Today, as in the past, most of the local B & B’s are mom and pop operations (in which the pop is of the handy variety), eliminating the need for fix-it people, unlike the Shore Path Cottage which has been managed for years by mom and daughter(s) Luckily, these past few years, Lisabeth, an architect by profession with some hands-on carpentry skills has taken over, but there is no substitute for having a man around the house who can do heavy work. For several weeks in 2015 we were very fortunate to have Lisabeth's 18 year old son (and my grandson) Tuvie , a strapping young man, in residence and we took full advantage of his muscle power. Otherwise, like Blanche Dubois, we “rely on the kindness of strangers.” We are delighted when one of our guests with handy man skills noticing a little something that needs fixing and kindly offers to help. “Be my guest,” I assure him.
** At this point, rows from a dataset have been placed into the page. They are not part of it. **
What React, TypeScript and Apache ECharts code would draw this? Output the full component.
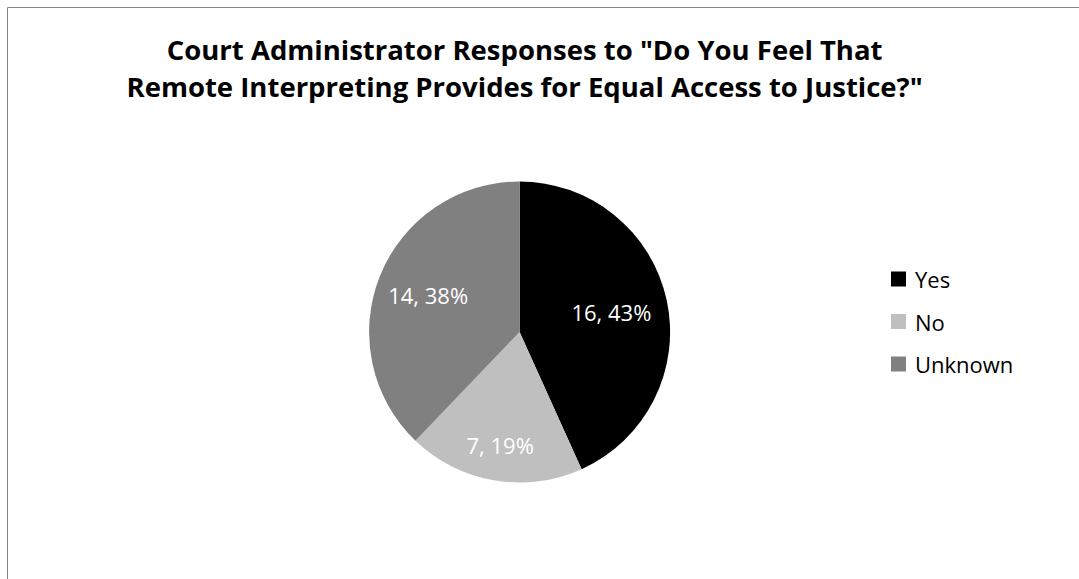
import React, { useEffect, useRef } from "react";
import * as echarts from "echarts";

const titleLines = [
  'Court Administrator Responses to "Do You Feel That',
  'Remote Interpreting Provides for Equal Access to Justice?"',
];
const categories = ["Yes", "No", "Unknown"];
const counts = [16, 7, 14];
const colors = ["#000000", "#bfbfbf", "#808080"];

const CX = 519.6;
const CY = 332;
const labelPush = [1.2, 1.47, 1.26];

export default function App() {
  const ref = useRef<HTMLDivElement>(null);
  useEffect(() => {
    if (!ref.current) return;
    const chart = echarts.init(ref.current, null, { renderer: "svg" });
    const total = counts.reduce((a, b) => a + b, 0);
    chart.setOption({
      animation: false,
      backgroundColor: "#ffffff",
      title: {
        text: titleLines.join("\n"),
        left: CX,
        top: 26,
        textAlign: "center",
        textStyle: {
          fontFamily: "Open Sans",
          fontWeight: "bold",
          fontSize: 27.5,
          lineHeight: 37,
          color: "#000000",
        },
      },
      legend: {
        orient: "vertical",
        left: 886,
        top: 263,
        itemWidth: 15,
        itemHeight: 15,
        itemGap: 20.5,
        icon: "rect",
        data: categories,
        textStyle: {
          fontFamily: "Open Sans",
          fontSize: 22,
          lineHeight: 22,
          color: "#000000",
          padding: [0, 0, 0, 4],
        },
      },
      graphic: [
        {
          type: "rect",
          shape: { x: 7.5, y: 7.5, width: 1200, height: 700 },
          style: { fill: "none", stroke: "#868686", lineWidth: 1 },
          silent: true,
          z: 100,
        },
      ],
      series: [
        {
          type: "pie",
          center: [CX, CY],
          radius: 150.5,
          startAngle: 90,
          clockwise: true,
          data: categories.map((c, i) => ({
            name: c,
            value: counts[i],
            itemStyle: { color: colors[i] },
          })),
          label: {
            show: true,
            position: "inside",
            color: "#ffffff",
            fontFamily: "Open Sans",
            fontSize: 22,
            formatter: (p: any) =>
              `${p.value}, ${Math.round((p.value / total) * 100)}%`,
          },
          labelLayout: (params: any) => {
            const r = params.labelRect;
            const lx = r.x + r.width / 2;
            const ly = r.y + r.height / 2;
            const k = labelPush[params.dataIndex] - 1;
            return { dx: (lx - CX) * k, dy: (ly - CY) * k };
          },
          emphasis: { disabled: true },
        },
      ],
    });
    return () => chart.dispose();
  }, []);
  return (
    <div
      ref={ref}
      style={{ position: "fixed", left: 0, top: 0, width: 1079, height: 579 }}
    />
  );
}
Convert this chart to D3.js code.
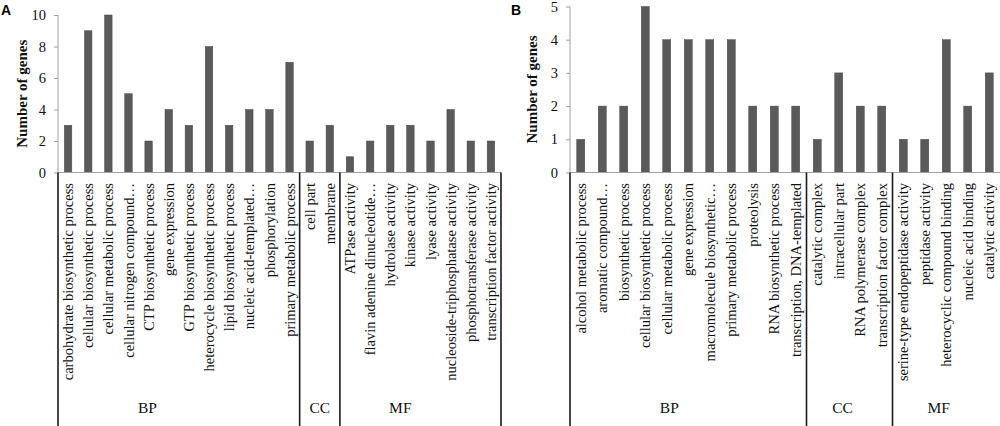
<!DOCTYPE html>
<html>
<head>
<meta charset="utf-8">
<script src="https://cdnjs.cloudflare.com/ajax/libs/d3/7.8.5/d3.min.js"></script>
<style>
  html, body { margin: 0; padding: 0; background: #fff; }
  svg { display: block; }
  .serif { font-family: "Liberation Serif", "Times New Roman", serif; }
</style>
</head>
<body>
<svg id="chart" width="1000" height="426"></svg>
<script>
// ---- data ----
var catsA = [
  "carbohydrate biosynthetic process", "cellular biosynthetic process", "cellular metabolic process",
  "cellular nitrogen compound\u2026", "CTP biosynthetic process", "gene expression",
  "GTP biosynthetic process", "heterocycle biosynthetic process", "lipid biosynthetic process",
  "nucleic acid-templated\u2026", "phosphorylation", "primary metabolic process",
  "cell part", "membrane",
  "ATPase activity", "flavin adenine dinucleotide\u2026", "hydrolase activity", "kinase activity",
  "lyase activity", "nucleoside-triphosphatase activity", "phosphotransferase activity",
  "transcription factor activity"
];
var valuesA = [3, 9, 10, 5, 2, 4, 3, 8, 3, 4, 4, 7, 2, 3, 1, 2, 3, 3, 2, 4, 2, 2];
var groupsA = ["BP", "CC", "MF"];
var groupSizesA = [12, 2, 8];
var ticksA = [0, 2, 4, 6, 8, 10];

var catsB = [
  "alcohol metabolic process", "aromatic compound\u2026", "biosynthetic process",
  "cellular biosynthetic process", "cellular metabolic process", "gene expression",
  "macromolecule biosynthetic\u2026", "primary metabolic process", "proteolysis",
  "RNA biosynthetic process", "transcription, DNA-templated",
  "catalytic complex", "intracellular part", "RNA polymerase complex", "transcription factor complex",
  "serine-type endopeptidase activity", "peptidase activity", "heterocyclic compound binding",
  "nucleic acid binding", "catalytic activity"
];
var valuesB = [1, 2, 2, 5, 4, 4, 4, 4, 2, 2, 2, 1, 3, 2, 2, 1, 1, 4, 2, 3];
var groupsB = ["BP", "CC", "MF"];
var groupSizesB = [11, 4, 5];
var ticksB = [0, 1, 2, 3, 4, 5];

// ---- layout ----
var svg = d3.select("#chart");
var baseY = 172.5;
var barColor = "#5a5a5a";

var panels = [
  { letter: "A", letterX: 1, cats: catsA, values: valuesA, groups: groupsA, sizes: groupSizesA,
    ticks: ticksA, max: 10, x0: 58, x1: 501, top: 15, barW: 7.5, titleX: 22,
    closeRight: true, labelFrac: [0.37, 0.5, 0.375] },
  { letter: "B", letterX: 511, cats: catsB, values: valuesB, groups: groupsB, sizes: groupSizesB,
    ticks: ticksB, max: 5, x0: 570, x1: 1000, top: 6.5, barW: 8, titleX: 532,
    closeRight: false, labelFrac: [0.42, 0.42, 0.43] }
];

panels.forEach(drawPanel);

function drawPanel(p) {
  var g = svg.append("g");

  var x = d3.scaleBand()
    .domain(d3.range(p.cats.length))
    .range([p.x0, p.x1])
    .paddingInner(0)
    .paddingOuter(0);

  var y = d3.scaleLinear()
    .domain([0, p.max])
    .range([baseY, p.top]);

  // bars
  g.selectAll("rect.bar")
    .data(p.values)
    .enter().append("rect")
    .attr("class", "bar")
    .attr("x", function(d, i){ return x(i) + x.bandwidth() / 2 - p.barW / 2; })
    .attr("width", p.barW)
    .attr("y", function(d){ return y(d); })
    .attr("height", function(d){ return y(0) - y(d); })
    .attr("fill", barColor)
    .attr("stroke", "#4a4a4a")
    .attr("stroke-width", 0.5);

  // y axis
  var yAxis = d3.axisLeft(y)
    .tickValues(p.ticks)
    .tickSize(4)
    .tickPadding(8)
    .tickFormat(d3.format("d"));

  var ya = g.append("g")
    .attr("transform", "translate(" + p.x0 + ",0)")
    .call(yAxis);
  ya.select(".domain").attr("stroke", "#a0a0a0").attr("d", "M0," + y(p.max) + "V" + baseY);
  ya.selectAll(".tick line").attr("stroke", "#a0a0a0");
  ya.selectAll(".tick text")
    .attr("class", "serif")
    .style("font-size", "14.5px")
    .attr("fill", "#111");

  // x axis line
  g.append("line")
    .attr("x1", p.x0).attr("x2", p.x1)
    .attr("y1", baseY).attr("y2", baseY)
    .attr("stroke", "#a0a0a0")
    .attr("stroke-width", 1.2);

  // category labels
  g.selectAll("text.cat")
    .data(p.cats)
    .enter().append("text")
    .attr("class", "cat serif")
    .attr("transform", function(d, i){
      return "translate(" + (x(i) + x.bandwidth() / 2) + "," + (baseY + 10.5) + ") rotate(-90)";
    })
    .attr("dy", "0.35em")
    .attr("text-anchor", "end")
    .style("font-size", "14.5px")
    .attr("fill", "#111")
    .text(function(d){ return d; });

  // group separators and group labels
  var start = 0;
  var bounds = [];
  p.sizes.forEach(function(n){
    bounds.push([start, start + n]);
    start += n;
  });

  var sepX = bounds.map(function(b){ return x(b[0]); });
  if (p.closeRight) sepX.push(p.x1);

  g.selectAll("line.sep")
    .data(sepX)
    .enter().append("line")
    .attr("class", "sep")
    .attr("x1", function(d){ return d; })
    .attr("x2", function(d){ return d; })
    .attr("y1", baseY)
    .attr("y2", 426)
    .attr("stroke", "#1a1a1a")
    .attr("stroke-width", 1.6);

  g.selectAll("text.grp")
    .data(p.groups)
    .enter().append("text")
    .attr("class", "grp serif")
    .attr("x", function(d, i){
      var b = bounds[i];
      var a = x(b[0]);
      var e = b[1] >= p.cats.length ? p.x1 : x(b[1]);
      return a + (e - a) * p.labelFrac[i];
    })
    .attr("y", 413)
    .attr("text-anchor", "middle")
    .style("font-size", "15.5px")
    .attr("fill", "#111")
    .text(function(d){ return d; });

  // y title
  g.append("text")
    .attr("class", "serif")
    .attr("transform", "translate(" + p.titleX + "," + ((y(p.max) + baseY) / 2) + ") rotate(-90)")
    .attr("dy", "0.35em")
    .attr("text-anchor", "middle")
    .style("font-size", "15px")
    .style("font-weight", "bold")
    .attr("fill", "#111")
    .text("Number of genes");

  // panel letter
  g.append("text")
    .attr("x", p.letterX)
    .attr("y", 14.5)
    .style("font-family", "'Liberation Sans', Arial, sans-serif")
    .style("font-size", "14px")
    .style("font-weight", "bold")
    .attr("fill", "#000")
    .text(p.letter);
}
</script>
</body>
</html>
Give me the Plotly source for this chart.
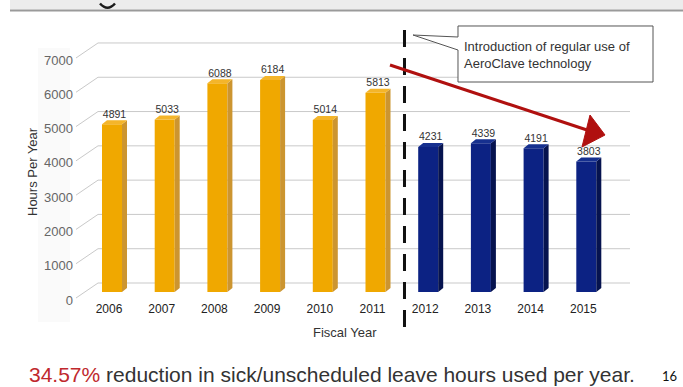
import plotly.graph_objects as go

# ---- data -------------------------------------------------------------
years = [2006, 2007, 2008, 2009, 2010, 2011, 2012, 2013, 2014, 2015]
hours = [4891, 5033, 6088, 6184, 5014, 5813, 4231, 4339, 4191, 3803]
split_year = 2011          # last year before AeroClave use
y_ticks = [0, 1000, 2000, 3000, 4000, 5000, 6000, 7000]
callout_lines = ["Introduction of regular use of", "AeroClave technology"]
reduction_pct = "34.57%"
reduction_text = " reduction in sick/unscheduled leave hours used per year."
page_number = "16"

# ---- geometry (pixels) ------------------------------------------------
W, H = 683, 387
PX_FIRST = 112.0        # centre of first bar front face
PX_STEP = 52.7          # distance between bars
PX_FLOOR = 292.0        # bottom of bar front faces
K = 34.29 / 1000.0      # pixels per hour
X_LEFT, X_RIGHT = 76.0, 630.0
WALL_X = 98.0           # left edge of the back wall
WALL_DY = 9.0           # back wall sits this far above the bar plane
LABEL_DY = 8            # tick labels sit this far below the bar plane

BAR_W = 20.0 / PX_STEP
DEPTH_X = 5.0 / PX_STEP
DEPTH_Y = 4.0 / K

FONT = "Liberation Sans, Arial, sans-serif"


def data_x(px):
    return years[0] + (px - PX_FIRST) / PX_STEP


def px_y(v):
    return PX_FLOOR - v * K


def fx(px):
    return px / W


def fy(py):
    return 1 - py / H


y_top_px = px_y(y_ticks[-1])

ORANGE = dict(front="#F0A800", side="#CC9530", top="#F4B52A")
BLUE = dict(front="#0C2283", side="#06134F", top="#16308F")

fig = go.Figure()


def add_group(xs, vs, pal):
    sx, sy, tx, ty = [], [], [], []
    for x, v in zip(xs, vs):
        xl, xr = x - BAR_W / 2, x + BAR_W / 2
        sx += [xr, xr + DEPTH_X, xr + DEPTH_X, xr, xr, None]
        sy += [0, DEPTH_Y, v + DEPTH_Y, v, 0, None]
        tx += [xl, xl + DEPTH_X, xr + DEPTH_X, xr, xl, None]
        ty += [v, v + DEPTH_Y, v + DEPTH_Y, v, v, None]
    fig.add_trace(go.Scatter(x=sx, y=sy, mode="lines", fill="toself",
                             fillcolor=pal["side"], line=dict(width=0),
                             hoverinfo="skip", showlegend=False))
    fig.add_trace(go.Scatter(x=tx, y=ty, mode="lines", fill="toself",
                             fillcolor=pal["top"], line=dict(width=0),
                             hoverinfo="skip", showlegend=False))
    fig.add_trace(go.Bar(x=xs, y=vs, width=BAR_W, marker_color=pal["front"],
                         marker_line_width=0, showlegend=False))
    fig.add_trace(go.Scatter(x=[x + DEPTH_X / 2 for x in xs],
                             y=[v + DEPTH_Y for v in vs],
                             text=[str(v) for v in vs], mode="text",
                             textposition="top center",
                             textfont=dict(size=10.5, color="#333333", family=FONT),
                             cliponaxis=False, showlegend=False,
                             hoverinfo="skip"))


before = [(x, v) for x, v in zip(years, hours) if x <= split_year]
after = [(x, v) for x, v in zip(years, hours) if x > split_year]
add_group([p[0] for p in before], [p[1] for p in before], ORANGE)
add_group([p[0] for p in after], [p[1] for p in after], BLUE)

shapes = []
# top banner strip with the tail of the slide heading's letter
shapes.append(dict(type="rect", xref="paper", yref="paper",
                   x0=fx(10), x1=fx(683), y0=fy(0), y1=fy(9.5),
                   fillcolor="#ECECEC", line=dict(width=0), layer="below"))
shapes.append(dict(type="line", xref="paper", yref="paper",
                   x0=fx(10), x1=fx(683), y0=fy(10.5), y1=fy(10.5),
                   line=dict(color="#9A9A9A", width=2)))
shapes.append(dict(type="path", xref="paper", yref="paper",
                   path=f"M {fx(100)},{fy(3.5)} Q {fx(107.5)},{fy(12)} {fx(115)},{fy(3.5)}",
                   line=dict(color="#1A1A1A", width=2.5)))
# faint panel behind the value axis labels
shapes.append(dict(type="rect", xref="paper", yref="paper",
                   x0=fx(38), x1=fx(70), y0=fy(48), y1=fy(322),
                   fillcolor="#FAFAFA", line=dict(width=0), layer="below"))

# back-wall gridlines with perspective connectors to the labels
for v in y_ticks:
    gy = px_y(v) - WALL_DY
    shapes.append(dict(type="line", xref="paper", yref="paper",
                       x0=fx(WALL_X), x1=fx(X_RIGHT), y0=fy(gy), y1=fy(gy),
                       line=dict(color="#C9C9C9", width=1), layer="below"))
    shapes.append(dict(type="line", xref="paper", yref="paper",
                       x0=fx(X_LEFT), x1=fx(WALL_X),
                       y0=fy(px_y(v) + LABEL_DY - 2), y1=fy(gy),
                       line=dict(color="#C9C9C9", width=1), layer="below"))

# separator between the two periods
sep_x = split_year + 0.55
shapes.append(dict(type="line", xref="x", yref="paper",
                   x0=sep_x, x1=sep_x, y0=fy(30), y1=fy(336),
                   line=dict(color="#111111", width=3, dash="17px,11px")))

# callout box with pointer
cb = [(458, 26), (653, 26), (653, 82), (458, 82), (458, 50), (413, 35), (458, 37)]
path = "M " + " L ".join(f"{fx(a):.5f},{fy(b):.5f}" for a, b in cb) + " Z"
shapes.append(dict(type="path", xref="paper", yref="paper", path=path,
                   fillcolor="white", line=dict(color="#555555", width=1)))

# downward trend arrow
RED = "#B0100F"
shapes.append(dict(type="line", xref="paper", yref="paper",
                   x0=fx(390), y0=fy(65), x1=fx(587), y1=fy(130),
                   line=dict(color=RED, width=3)))
head = [(605, 135), (590, 115), (582, 147)]
hp = "M " + " L ".join(f"{fx(a):.5f},{fy(b):.5f}" for a, b in head) + " Z"
shapes.append(dict(type="path", xref="paper", yref="paper", path=hp,
                   fillcolor=RED, line=dict(color=RED, width=1)))

annotations = [
    dict(text="<br>".join(callout_lines), xref="paper", yref="paper",
         x=fx(462), y=fy(55), xanchor="left", yanchor="middle", align="left",
         showarrow=False, font=dict(size=13, color="#333333", family=FONT)),
    dict(text="Hours Per Year", xref="paper", yref="paper", x=fx(32), y=fy(172),
         xanchor="center", yanchor="middle",
         textangle=-90, showarrow=False,
         font=dict(size=13, color="#333333", family=FONT)),
    dict(text="Fiscal Year", xref="paper", yref="paper", x=fx(345), y=fy(332),
         xanchor="center", yanchor="middle", showarrow=False,
         font=dict(size=13, color="#333333", family=FONT)),
    dict(text=f"<span style='color:#C0282D'>{reduction_pct}</span>{reduction_text}",
         xref="paper", yref="paper", x=fx(27), y=fy(374), xanchor="left",
         yanchor="middle", showarrow=False,
         font=dict(size=21, color="#333333", family=FONT)),
    dict(text=page_number, xref="paper", yref="paper", x=fx(679), y=fy(376),
         xanchor="right", yanchor="middle", showarrow=False,
         font=dict(size=13, color="#111111", family="Lato, sans-serif")),
]

fig.update_layout(
    width=W, height=H, margin=dict(l=0, r=0, t=0, b=0, autoexpand=False),
    paper_bgcolor="white", plot_bgcolor="rgba(0,0,0,0)",
    barmode="overlay", showlegend=False,
    shapes=shapes, annotations=annotations,
    xaxis=dict(domain=[fx(X_LEFT), fx(X_RIGHT)],
               range=[data_x(X_LEFT), data_x(X_RIGHT)],
               tickvals=years, ticktext=[str(y) for y in years],
               tickfont=dict(size=12, color="#222222", family=FONT),
               ticks="", showgrid=False, zeroline=False, showline=False,
               ticklabelstandoff=8, ticklabelshift=-3, automargin=False),
    yaxis=dict(domain=[fy(PX_FLOOR), fy(y_top_px)],
               range=[y_ticks[0], y_ticks[-1]],
               tickvals=y_ticks, ticktext=[str(v) for v in y_ticks],
               tickfont=dict(size=13, color="#666666", family=FONT),
               ticks="", showgrid=False, zeroline=False, showline=False,
               ticklabelshift=LABEL_DY, ticklabelstandoff=2, automargin=False),
)

fig.write_html("out.html")
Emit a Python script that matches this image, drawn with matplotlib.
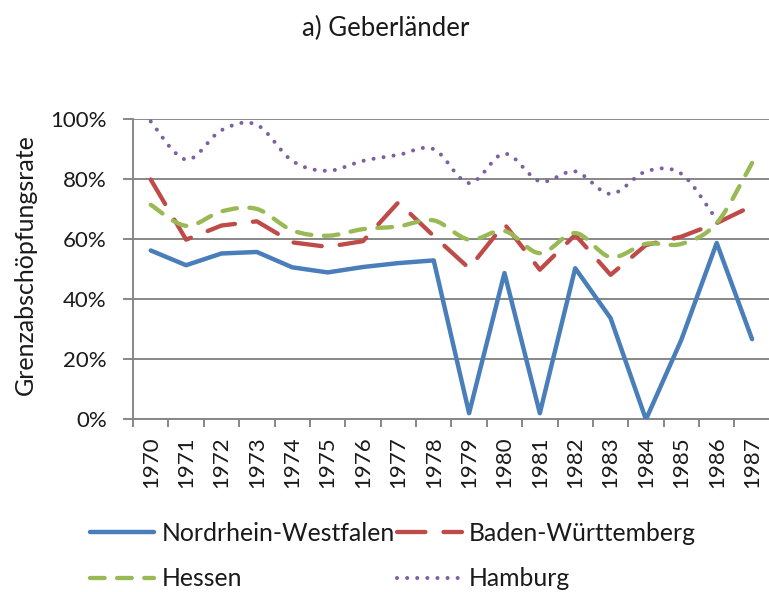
import matplotlib
matplotlib.use("Agg")
import matplotlib.pyplot as plt
from matplotlib.path import Path
from matplotlib.patches import PathPatch
from matplotlib.lines import Line2D
from matplotlib.ticker import PercentFormatter, FixedLocator

# category labels and series values (in %)
years = ["1970", "1971", "1972", "1973", "1974", "1975", "1976", "1977", "1978",
         "1979", "1980", "1981", "1982", "1983", "1984", "1985", "1986", "1987"]
nrw = [56.2, 51.3, 55.2, 55.7, 50.6, 48.9, 50.7, 52.0, 52.9,
       2.1, 48.7, 2.1, 50.3, 33.7, 0.0, 26.5, 58.7, 26.7]
bw = [79.8, 59.8, 64.5, 65.9, 58.9, 57.4, 59.3, 72.2, 61.0,
      50.3, 65.0, 49.8, 61.4, 48.1, 58.0, 60.8, 65.3, 71.0]
hessen = [71.4, 64.4, 69.2, 70.0, 62.9, 61.1, 63.3, 64.2, 66.2,
          59.8, 62.7, 55.3, 62.0, 54.0, 58.4, 58.4, 65.3, 85.3]
hamburg = [99.1, 86.4, 96.2, 98.0, 86.0, 82.7, 86.0, 88.0, 89.9,
           78.6, 88.4, 79.2, 82.5, 75.0, 82.5, 81.7, 66.4]

BLUE = "#4A7EBB"
RED = "#BE4B48"
GREEN = "#98B954"
PURPLE = "#7D60A0"
GRID = "#878787"
TEXT = "#1a1a1a"

plt.rcParams["font.family"] = ["Lato", "DejaVu Sans"]
plt.rcParams["text.color"] = TEXT
plt.rcParams["xtick.labelcolor"] = TEXT
plt.rcParams["ytick.labelcolor"] = TEXT


def smooth_path(values):
    """Excel-like smoothed line: cubic bezier through each data point."""
    pts = [(i, v) for i, v in enumerate(values)]
    verts = [pts[0]]
    codes = [Path.MOVETO]
    n = len(pts)
    for i in range(n - 1):
        p0 = pts[i - 1] if i > 0 else pts[i]
        p1 = pts[i]
        p2 = pts[i + 1]
        p3 = pts[i + 2] if i + 2 < n else pts[i + 1]
        c1 = (p1[0] + (p2[0] - p0[0]) / 6, p1[1] + (p2[1] - p0[1]) / 6)
        c2 = (p2[0] - (p3[0] - p1[0]) / 6, p2[1] - (p3[1] - p1[1]) / 6)
        verts += [c1, c2, p2]
        codes += [Path.CURVE4] * 3
    return Path(verts, codes)


fig = plt.figure(figsize=(7.69, 5.92), dpi=100)
ax = fig.add_axes([0.173, 0.2914, 0.828, 0.508])

x = range(len(years))
red_dash = (0, (6.6, 4.2))
green_dash = (0, (3.4, 2.9))
purple_dash = (0, (0.01, 2.5))

ax.plot(x, nrw, color=BLUE, lw=3.2, solid_capstyle="round", zorder=3)
ax.plot(x, bw, color=RED, lw=3.1, linestyle=red_dash, dash_capstyle="round", zorder=3)
ax.add_patch(PathPatch(smooth_path(hessen), fill=False, edgecolor=GREEN, lw=3.1,
                       linestyle=green_dash, capstyle="round", zorder=3))
ax.add_patch(PathPatch(smooth_path(hamburg), fill=False, edgecolor=PURPLE, lw=2.9,
                       linestyle=purple_dash, capstyle="round", zorder=3))

ax.set_xlim(-0.5, len(years) - 0.5)
ax.set_ylim(0, 100)
ax.yaxis.set_major_locator(FixedLocator([0, 20, 40, 60, 80, 100]))
ax.yaxis.set_major_formatter(PercentFormatter(decimals=0))
ax.grid(axis="y", color=GRID, lw=1.4)
ax.set_axisbelow(True)

# ticks between categories, labels at category centres
ax.xaxis.set_major_locator(FixedLocator([i - 0.5 for i in range(len(years) + 1)]))
ax.xaxis.set_minor_locator(FixedLocator(list(x)))
ax.set_xticklabels([""] * (len(years) + 1))
ax.set_xticklabels(years, minor=True, rotation=90, fontsize=16)
ax.tick_params(axis="x", which="major", length=6, width=1.4, color=GRID)
ax.tick_params(axis="x", which="minor", length=0, pad=12)
ax.tick_params(axis="y", length=7, width=1.4, color=GRID, labelsize=16, pad=12)

for side in ["top", "right"]:
    ax.spines[side].set_visible(False)
for side in ["left", "bottom"]:
    ax.spines[side].set_color(GRID)
    ax.spines[side].set_linewidth(1.4)

fig.text(386 / 769, 1 - 28 / 592, "a) Geberländer", ha="center", va="center", fontsize=18.5)
fig.text(25 / 769, 1 - 265 / 592, "Grenzabschöpfungsrate", rotation=90,
         ha="center", va="center", fontsize=18)

# legend is filled column-wise, so order entries to read row by row
handles = [
    Line2D([], [], color=BLUE, lw=3.2, solid_capstyle="round"),
    Line2D([], [], color=GREEN, lw=3.1, linestyle=green_dash, dash_capstyle="round"),
    Line2D([], [], color=RED, lw=3.1, linestyle=red_dash, dash_capstyle="round"),
    Line2D([], [], color=PURPLE, lw=2.9, linestyle=purple_dash, dash_capstyle="round"),
]
labels = ["Nordrhein-Westfalen", "Hessen", "Baden-Württemberg", "Hamburg"]
fig.legend(handles, labels, ncol=2, loc="upper left", bbox_to_anchor=(90 / 769, 1 - 522 / 592),
           frameon=False, fontsize=17.8, handlelength=2.6, handletextpad=0.3,
           columnspacing=0.1, labelspacing=0.9, borderpad=0, borderaxespad=0)

fig.savefig("out.png", dpi=100)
As I proceed step by step into retiring from this enterprise, I can’t conceive of totally cutting the proverbial apron strings. I am reminded of a poem that Maya Angelou wrote after giving birth in which she said “now that I am forever with child.” I am hoping to continue to help out, if only to cut up fresh fruit in the morning. Besides, I guess I am hooked on the delightful experience of meeting wonderful people from such a variety of places. It is, however, very gratifying to see the next generation taking charge of “my baby.” Beginning with the 2016 season, it will be my unqualified pleasure to buy my daughter Lisabeth a new apron.